There are many types of materials used in coaxial heat exchangers, and each material has different temperature resistance limits. Here are the temperature resistance limits of some common materials:
1. Stainless steel:
- The temperature resistance limit of stainless steel is usually around 800°C, and it can be used for a long time in a high temperature environment of 600-700°C without failure. However, the specific temperature resistance limit will also be affected by the material composition and processing technology.
2. Copper and its alloys:
- Copper and its alloys have high temperature resistance and can generally withstand high temperatures of 400-500°C. However, as the temperature increases, the mechanical properties of copper will decrease, so you need to pay attention when using it in high temperature environments.
3. Aluminum alloy:
- The temperature resistance of aluminum alloy is relatively poor and can generally only withstand temperatures of 200-300°C. Beyond this temperature range, the mechanical properties of the aluminum alloy will significantly decrease and may even melt.
4. Nickel-based alloys:
- Nickel-based alloys have excellent high-temperature properties and can withstand temperatures above 900°C. For example, Inconel 625 is a common nickel-based alloy whose temperature resistance limit can reach more than 980°C.

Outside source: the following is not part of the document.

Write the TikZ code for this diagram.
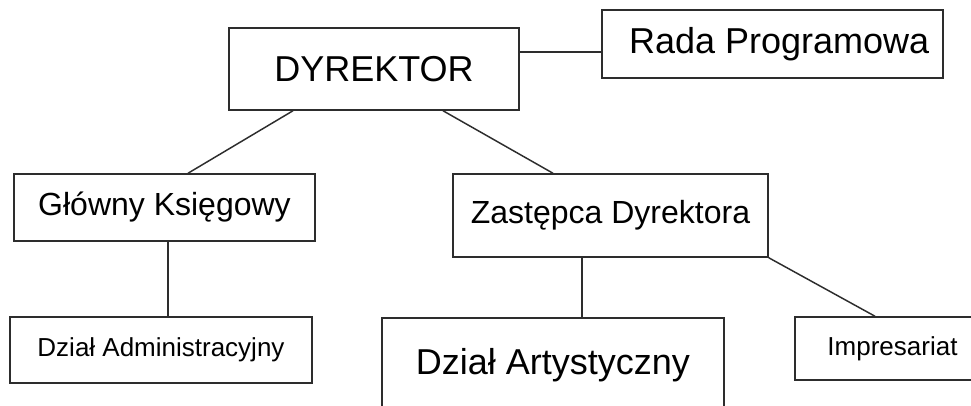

5. Titanium and its alloys:
- Titanium and its alloys have good temperature resistance and can generally withstand high temperatures of 500-600°C. For example, titanium threaded pipes are widely used in coaxial sleeve heat exchangers for marine aquaculture, and their temperature resistance can meet the requirements of most working environments.
It should be noted that the above data is for reference only, and the specific temperature resistance limit needs to be determined based on the actual application environment and the specific composition of the material. When selecting materials for coaxial heat exchangers, factors such as the working environment, fluid properties, cost, and processing performance should be comprehensively considered to ensure efficient operation of the heat exchanger in various working environments.